In my experience energy efficiency usually only comes into play when nearly everything else is tied. When the 980 came out, for example, it was similar performance to a 290x in most things, had a similar price ($550 vs 500) yet was nearly half the TDP of the 290x, thus TDP became a pretty large factor. It's also a huge selling point to OEMs, where the majority of midrange dGPU sales come from anyway.

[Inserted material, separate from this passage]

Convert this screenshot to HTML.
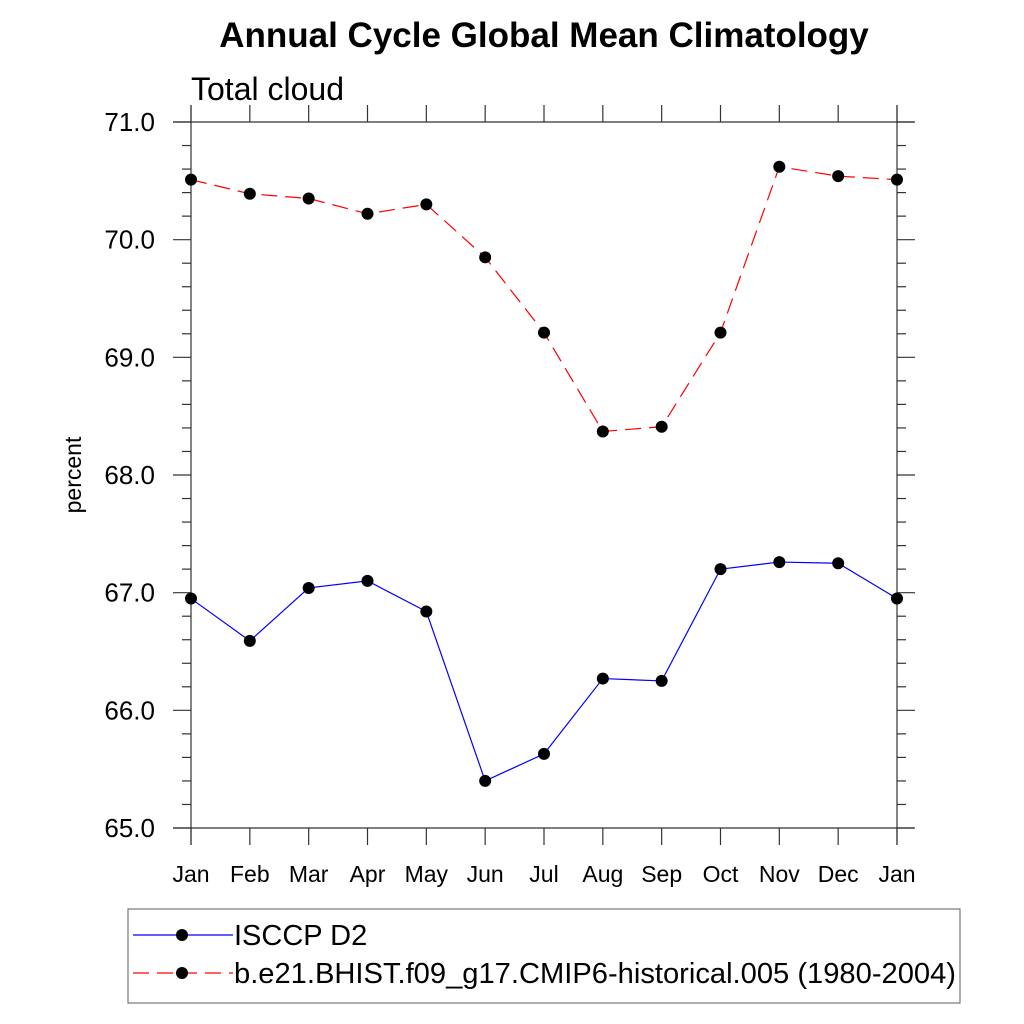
<!DOCTYPE html>
<html><head><meta charset="utf-8"><style>
body{margin:0;background:#fff;}
svg{display:block;font-family:"Liberation Sans",Arial,sans-serif;}
</style></head><body>
<svg id="chart" width="1024" height="1024" viewBox="0 0 1024 1024" xmlns="http://www.w3.org/2000/svg">
<rect width="1024" height="1024" fill="#fff"/>
<text x="544" y="47" text-anchor="middle" font-size="35" font-weight="bold">Annual Cycle Global Mean Climatology</text>
<text x="191" y="100" font-size="32">Total cloud</text>
<text transform="translate(81,475) rotate(-90)" text-anchor="middle" font-size="23">percent</text>
<g id="axes"></g>
<g id="series"></g>
<g>
<rect x="128" y="909" width="832" height="94" fill="none" stroke="#777" stroke-width="1.2"/>
<g>
<line x1="133" y1="935" x2="233" y2="935" stroke="#00f" stroke-width="1.2"/>
<circle cx="182" cy="935" r="6" fill="#000"/>
<text x="234" y="945" font-size="29">ISCCP D2</text>
</g>
<g>
<line x1="133" y1="973" x2="233" y2="973" stroke="#f00" stroke-width="1.2" stroke-dasharray="16,8"/>
<circle cx="182" cy="973" r="6" fill="#000"/>
<text x="234" y="983" font-size="29" textLength="722" lengthAdjust="spacingAndGlyphs">b.e21.BHIST.f09_g17.CMIP6-historical.005 (1980-2004)</text>
</g>
</g>
</svg>
<script>
const months = ["Jan","Feb","Mar","Apr","May","Jun","Jul","Aug","Sep","Oct","Nov","Dec","Jan"];
const isccp = [66.95,66.59,67.04,67.10,66.84,65.40,65.63,66.27,66.25,67.20,67.26,67.25,66.95];
const cmip6 = [70.51,70.39,70.35,70.22,70.30,69.85,69.21,68.37,68.41,69.21,70.62,70.54,70.51];
const yTicks = [65,66,67,68,69,70,71];
const yTickLabels = ["65.0","66.0","67.0","68.0","69.0","70.0","71.0"];

const NS="http://www.w3.org/2000/svg";
const X0=191,X1=897,Y0=828,Y1=122,YMIN=65,YMAX=71;
function xs(i){return X0+(X1-X0)*i/(months.length-1);}
function ys(v){return Y0-(v-YMIN)/(YMAX-YMIN)*(Y0-Y1);}
function mk(tag,attrs,parent){const e=document.createElementNS(NS,tag);for(const k in attrs)e.setAttribute(k,attrs[k]);parent.appendChild(e);return e;}
const ax=document.getElementById('axes');
const st="#333";
let l;
l=mk('line',{x1:173,y1:Y1,x2:914,y2:Y1,stroke:st,'stroke-width':1.2},ax);


l=mk('line',{x1:173,y1:Y0,x2:914,y2:Y0,stroke:st,'stroke-width':1.2},ax);


l=mk('line',{x1:X0,y1:105,x2:X0,y2:845,stroke:st,'stroke-width':1.2},ax);


l=mk('line',{x1:X1,y1:105,x2:X1,y2:845,stroke:st,'stroke-width':1.2},ax);


months.forEach((m,i)=>{
  const x=xs(i);
  mk('line',{x1:x,y1:Y0,x2:x,y2:845,stroke:st,'stroke-width':1.2},ax);
  mk('line',{x1:x,y1:105,x2:x,y2:Y1,stroke:st,'stroke-width':1.2},ax);
  const t=mk('text',{x:x,y:882,'text-anchor':'middle','font-size':23},ax);
  t.textContent=m;
  
  
});
for(let v=YMIN;v<=YMAX+1e-9;v+=0.2){
  const y=ys(v);
  const major=Math.abs(v-Math.round(v))<1e-6;
  const len=major?18:9;
  mk('line',{x1:X0-len,y1:y,x2:X0,y2:y,stroke:st,'stroke-width':1.2},ax);
  mk('line',{x1:X1,y1:y,x2:X1+len,y2:y,stroke:st,'stroke-width':1.2},ax);
}
yTicks.forEach((v,i)=>{
  const t=mk('text',{x:155,y:ys(v)+9,'text-anchor':'end','font-size':26},ax);
  t.textContent=yTickLabels[i];
  
  
});
const sg=document.getElementById('series');
function draw(vals,color,dash,name){
  const g=mk('g',{},sg);
  
  
  const p=mk('polyline',{points:vals.map((v,i)=>xs(i)+','+ys(v)).join(' '),fill:'none',stroke:color,'stroke-width':1.2},g);
  if(dash)p.setAttribute('stroke-dasharray',dash);
  
  
  vals.forEach((v,i)=>{
    const c=mk('circle',{cx:xs(i),cy:ys(v),r:6,fill:'#000'},g);
    
    
  });
}
draw(isccp,'#00f',null,'isccp-series');
draw(cmip6,'#f00','16,8','cmip6-series');
</script>
</body></html>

Thanks for the link to compare. Pretty interesting results. Beats the 980Ti decently while having Very different areas of compute performance: Polaris : Score 1674.64Mpix/s Single-float GP Compute 5312.60Mpix/s Double-float GP Compute 527.88Mpix/s Quad-float GP Compute 29.17Mpix/s 980Ti : Score 1256.49Mpix/s Single-float GP Compute 9005.12Mpix/s Double-float GP Compute 175.32Mpix/s Quad-float GP Compute 7.92Mpix/s Really looking forward to seeing how this great looking card performs in games. and with that clock speed, maybe This is going to be the Overclocker's Dream AMD were talking about...? Finally lol
Maxwell essentially has no double precision. Maxwell vs 7xxx/2xx looked similar in these results. Nvidia used Kepler to compete on the workstation side of DP.